DIRECTIVE » Among the records below, find each line that includes the string "chart" and copy it.

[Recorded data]
= = = = =

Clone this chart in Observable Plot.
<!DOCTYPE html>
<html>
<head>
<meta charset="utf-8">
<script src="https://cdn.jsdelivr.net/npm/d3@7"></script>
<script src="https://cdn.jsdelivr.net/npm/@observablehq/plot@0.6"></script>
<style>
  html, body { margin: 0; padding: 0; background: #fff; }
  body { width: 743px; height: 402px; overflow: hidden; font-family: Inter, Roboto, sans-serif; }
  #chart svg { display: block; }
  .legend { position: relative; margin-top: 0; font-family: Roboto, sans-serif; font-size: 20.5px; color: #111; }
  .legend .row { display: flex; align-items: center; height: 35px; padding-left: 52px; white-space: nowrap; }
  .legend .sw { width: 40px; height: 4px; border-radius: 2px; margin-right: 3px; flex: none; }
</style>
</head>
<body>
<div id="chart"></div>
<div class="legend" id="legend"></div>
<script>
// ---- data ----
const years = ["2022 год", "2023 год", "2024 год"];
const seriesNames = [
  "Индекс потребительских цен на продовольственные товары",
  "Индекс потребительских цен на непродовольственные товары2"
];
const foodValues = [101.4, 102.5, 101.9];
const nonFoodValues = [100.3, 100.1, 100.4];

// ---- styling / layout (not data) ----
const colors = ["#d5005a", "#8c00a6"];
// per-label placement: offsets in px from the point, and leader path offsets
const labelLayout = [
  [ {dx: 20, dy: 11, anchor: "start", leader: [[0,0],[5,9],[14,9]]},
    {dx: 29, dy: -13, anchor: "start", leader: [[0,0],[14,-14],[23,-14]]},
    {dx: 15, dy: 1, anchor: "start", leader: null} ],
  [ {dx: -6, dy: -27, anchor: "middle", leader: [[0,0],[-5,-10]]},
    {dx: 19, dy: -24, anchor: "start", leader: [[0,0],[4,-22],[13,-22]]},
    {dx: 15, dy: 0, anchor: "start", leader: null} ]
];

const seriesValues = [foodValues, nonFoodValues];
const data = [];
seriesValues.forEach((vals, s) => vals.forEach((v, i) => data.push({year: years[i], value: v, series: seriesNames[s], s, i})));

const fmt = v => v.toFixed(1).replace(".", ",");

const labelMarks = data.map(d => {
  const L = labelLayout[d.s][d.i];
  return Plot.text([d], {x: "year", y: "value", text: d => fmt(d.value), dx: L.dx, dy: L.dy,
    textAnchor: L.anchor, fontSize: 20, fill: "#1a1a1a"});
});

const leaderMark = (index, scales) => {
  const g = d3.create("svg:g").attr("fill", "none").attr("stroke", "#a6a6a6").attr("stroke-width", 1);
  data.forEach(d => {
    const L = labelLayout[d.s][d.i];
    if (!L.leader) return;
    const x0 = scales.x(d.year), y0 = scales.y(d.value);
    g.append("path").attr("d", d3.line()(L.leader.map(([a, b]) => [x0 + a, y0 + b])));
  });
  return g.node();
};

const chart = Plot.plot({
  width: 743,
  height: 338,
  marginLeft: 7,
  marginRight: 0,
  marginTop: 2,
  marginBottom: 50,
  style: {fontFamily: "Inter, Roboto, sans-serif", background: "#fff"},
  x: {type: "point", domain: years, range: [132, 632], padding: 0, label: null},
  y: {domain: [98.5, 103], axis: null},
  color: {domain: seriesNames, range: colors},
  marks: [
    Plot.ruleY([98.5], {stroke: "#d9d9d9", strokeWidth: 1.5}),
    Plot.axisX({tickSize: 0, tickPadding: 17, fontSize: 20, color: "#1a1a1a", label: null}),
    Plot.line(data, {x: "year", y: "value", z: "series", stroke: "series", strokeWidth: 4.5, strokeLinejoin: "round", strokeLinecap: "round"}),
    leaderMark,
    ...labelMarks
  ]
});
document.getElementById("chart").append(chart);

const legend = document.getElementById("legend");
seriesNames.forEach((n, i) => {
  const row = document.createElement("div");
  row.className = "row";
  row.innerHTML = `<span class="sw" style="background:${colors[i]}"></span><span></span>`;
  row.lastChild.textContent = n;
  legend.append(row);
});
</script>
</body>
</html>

= = = = =

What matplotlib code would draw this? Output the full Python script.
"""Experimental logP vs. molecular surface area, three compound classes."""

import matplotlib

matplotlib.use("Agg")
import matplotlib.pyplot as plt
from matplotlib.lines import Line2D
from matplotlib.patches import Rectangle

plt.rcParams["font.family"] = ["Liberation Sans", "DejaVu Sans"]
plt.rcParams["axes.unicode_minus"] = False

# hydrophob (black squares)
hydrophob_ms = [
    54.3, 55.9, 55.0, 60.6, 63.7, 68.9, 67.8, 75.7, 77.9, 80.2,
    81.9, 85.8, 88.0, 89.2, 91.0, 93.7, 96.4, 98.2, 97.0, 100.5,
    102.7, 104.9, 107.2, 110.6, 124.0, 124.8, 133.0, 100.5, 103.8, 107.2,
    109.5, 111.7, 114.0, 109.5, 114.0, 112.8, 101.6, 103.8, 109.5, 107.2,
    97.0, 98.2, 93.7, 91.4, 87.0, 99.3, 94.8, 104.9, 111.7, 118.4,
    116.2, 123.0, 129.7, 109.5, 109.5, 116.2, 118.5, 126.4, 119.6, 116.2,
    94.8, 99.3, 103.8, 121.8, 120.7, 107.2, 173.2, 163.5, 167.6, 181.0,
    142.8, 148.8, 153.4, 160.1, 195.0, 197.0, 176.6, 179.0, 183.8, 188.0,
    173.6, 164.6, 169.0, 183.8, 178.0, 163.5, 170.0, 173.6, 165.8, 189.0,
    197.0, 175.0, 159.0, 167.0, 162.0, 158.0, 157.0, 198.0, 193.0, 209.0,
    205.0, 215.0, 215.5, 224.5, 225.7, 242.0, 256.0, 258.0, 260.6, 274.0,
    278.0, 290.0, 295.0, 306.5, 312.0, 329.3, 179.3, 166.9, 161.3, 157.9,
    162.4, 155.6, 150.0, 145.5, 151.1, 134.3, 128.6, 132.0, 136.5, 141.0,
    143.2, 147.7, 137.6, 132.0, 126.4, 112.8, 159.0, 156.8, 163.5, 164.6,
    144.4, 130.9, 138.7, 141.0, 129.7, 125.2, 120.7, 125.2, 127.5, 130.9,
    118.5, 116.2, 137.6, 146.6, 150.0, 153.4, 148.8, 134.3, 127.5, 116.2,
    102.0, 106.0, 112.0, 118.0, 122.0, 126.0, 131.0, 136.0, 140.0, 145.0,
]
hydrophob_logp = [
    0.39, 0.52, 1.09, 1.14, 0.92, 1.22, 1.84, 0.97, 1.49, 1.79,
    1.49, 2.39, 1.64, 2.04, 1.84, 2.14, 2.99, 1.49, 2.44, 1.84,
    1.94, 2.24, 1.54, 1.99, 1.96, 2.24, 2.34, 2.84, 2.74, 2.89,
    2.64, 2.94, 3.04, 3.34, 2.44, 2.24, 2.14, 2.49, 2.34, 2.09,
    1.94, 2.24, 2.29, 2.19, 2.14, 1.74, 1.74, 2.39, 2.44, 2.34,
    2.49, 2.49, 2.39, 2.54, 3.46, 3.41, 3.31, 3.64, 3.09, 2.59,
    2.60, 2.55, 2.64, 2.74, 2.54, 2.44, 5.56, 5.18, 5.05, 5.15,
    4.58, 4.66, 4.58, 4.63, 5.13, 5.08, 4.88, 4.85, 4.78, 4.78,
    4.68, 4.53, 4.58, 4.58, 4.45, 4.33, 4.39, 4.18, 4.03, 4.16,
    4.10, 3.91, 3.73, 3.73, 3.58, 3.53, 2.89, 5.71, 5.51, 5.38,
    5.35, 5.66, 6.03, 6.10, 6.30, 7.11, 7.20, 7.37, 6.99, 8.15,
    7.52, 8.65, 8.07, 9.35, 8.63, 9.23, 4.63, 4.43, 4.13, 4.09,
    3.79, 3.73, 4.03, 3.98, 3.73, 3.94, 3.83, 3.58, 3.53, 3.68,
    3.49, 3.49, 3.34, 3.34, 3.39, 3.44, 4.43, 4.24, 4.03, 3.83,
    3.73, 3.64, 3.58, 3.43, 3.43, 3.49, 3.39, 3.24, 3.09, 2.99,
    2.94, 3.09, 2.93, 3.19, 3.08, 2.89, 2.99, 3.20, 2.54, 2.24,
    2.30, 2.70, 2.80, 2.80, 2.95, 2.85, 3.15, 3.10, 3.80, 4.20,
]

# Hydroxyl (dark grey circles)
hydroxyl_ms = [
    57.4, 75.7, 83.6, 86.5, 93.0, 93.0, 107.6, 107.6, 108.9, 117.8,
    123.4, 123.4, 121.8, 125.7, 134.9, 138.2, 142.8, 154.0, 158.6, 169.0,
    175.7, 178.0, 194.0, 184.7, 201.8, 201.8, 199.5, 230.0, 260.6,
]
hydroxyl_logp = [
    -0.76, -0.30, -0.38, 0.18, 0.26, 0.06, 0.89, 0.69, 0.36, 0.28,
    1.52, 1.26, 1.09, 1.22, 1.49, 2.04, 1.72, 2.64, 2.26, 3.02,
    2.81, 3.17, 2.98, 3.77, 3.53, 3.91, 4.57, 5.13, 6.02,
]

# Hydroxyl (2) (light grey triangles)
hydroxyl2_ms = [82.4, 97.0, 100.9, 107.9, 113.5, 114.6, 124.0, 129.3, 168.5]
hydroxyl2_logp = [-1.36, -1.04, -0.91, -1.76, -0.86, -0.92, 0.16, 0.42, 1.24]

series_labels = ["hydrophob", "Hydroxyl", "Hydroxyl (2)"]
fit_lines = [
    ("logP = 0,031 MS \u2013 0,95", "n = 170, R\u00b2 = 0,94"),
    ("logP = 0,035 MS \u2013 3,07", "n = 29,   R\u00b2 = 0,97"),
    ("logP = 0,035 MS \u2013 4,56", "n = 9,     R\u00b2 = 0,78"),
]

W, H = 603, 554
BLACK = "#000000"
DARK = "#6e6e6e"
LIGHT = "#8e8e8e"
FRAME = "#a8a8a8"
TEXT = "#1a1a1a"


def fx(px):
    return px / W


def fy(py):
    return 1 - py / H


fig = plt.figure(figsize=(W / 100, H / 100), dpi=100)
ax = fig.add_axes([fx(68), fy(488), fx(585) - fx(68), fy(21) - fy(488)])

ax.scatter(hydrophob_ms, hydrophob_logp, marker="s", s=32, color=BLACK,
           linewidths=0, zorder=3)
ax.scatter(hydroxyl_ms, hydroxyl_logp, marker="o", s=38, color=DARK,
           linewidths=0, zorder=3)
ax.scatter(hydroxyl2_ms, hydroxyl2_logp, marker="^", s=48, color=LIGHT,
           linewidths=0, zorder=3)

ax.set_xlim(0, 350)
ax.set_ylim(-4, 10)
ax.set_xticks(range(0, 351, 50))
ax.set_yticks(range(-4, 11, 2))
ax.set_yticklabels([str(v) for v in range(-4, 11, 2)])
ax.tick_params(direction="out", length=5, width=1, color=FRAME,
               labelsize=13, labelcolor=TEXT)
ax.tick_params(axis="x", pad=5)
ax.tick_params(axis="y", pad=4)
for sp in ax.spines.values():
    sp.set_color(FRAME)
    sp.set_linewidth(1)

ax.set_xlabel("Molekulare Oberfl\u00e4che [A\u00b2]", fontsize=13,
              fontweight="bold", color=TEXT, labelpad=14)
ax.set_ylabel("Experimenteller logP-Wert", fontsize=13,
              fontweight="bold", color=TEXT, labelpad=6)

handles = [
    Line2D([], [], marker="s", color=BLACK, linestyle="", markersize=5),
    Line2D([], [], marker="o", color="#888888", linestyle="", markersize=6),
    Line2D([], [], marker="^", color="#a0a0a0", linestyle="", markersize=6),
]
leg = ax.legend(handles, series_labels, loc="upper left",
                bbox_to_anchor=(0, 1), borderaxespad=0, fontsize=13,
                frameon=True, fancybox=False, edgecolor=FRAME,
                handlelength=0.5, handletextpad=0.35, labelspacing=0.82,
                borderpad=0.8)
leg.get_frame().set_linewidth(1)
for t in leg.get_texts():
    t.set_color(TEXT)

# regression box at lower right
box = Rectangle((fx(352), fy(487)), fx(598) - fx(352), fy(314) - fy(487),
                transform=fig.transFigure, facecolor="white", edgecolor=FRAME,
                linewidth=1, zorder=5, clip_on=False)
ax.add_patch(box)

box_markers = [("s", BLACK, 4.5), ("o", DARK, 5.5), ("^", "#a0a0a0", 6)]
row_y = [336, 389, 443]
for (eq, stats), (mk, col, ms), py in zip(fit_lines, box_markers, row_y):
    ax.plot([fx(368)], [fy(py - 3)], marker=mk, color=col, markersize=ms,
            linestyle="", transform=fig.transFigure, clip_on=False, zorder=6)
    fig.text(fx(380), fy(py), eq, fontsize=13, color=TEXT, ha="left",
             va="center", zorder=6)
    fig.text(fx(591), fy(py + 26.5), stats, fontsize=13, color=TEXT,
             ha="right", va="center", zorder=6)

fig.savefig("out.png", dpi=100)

= = = = =

ANSWER TO THE PROBLEM »
Clone this chart in Observable Plot.
  #chart svg { display: block; }
<div id="chart"></div>
const chart = Plot.plot({
document.getElementById("chart").append(chart);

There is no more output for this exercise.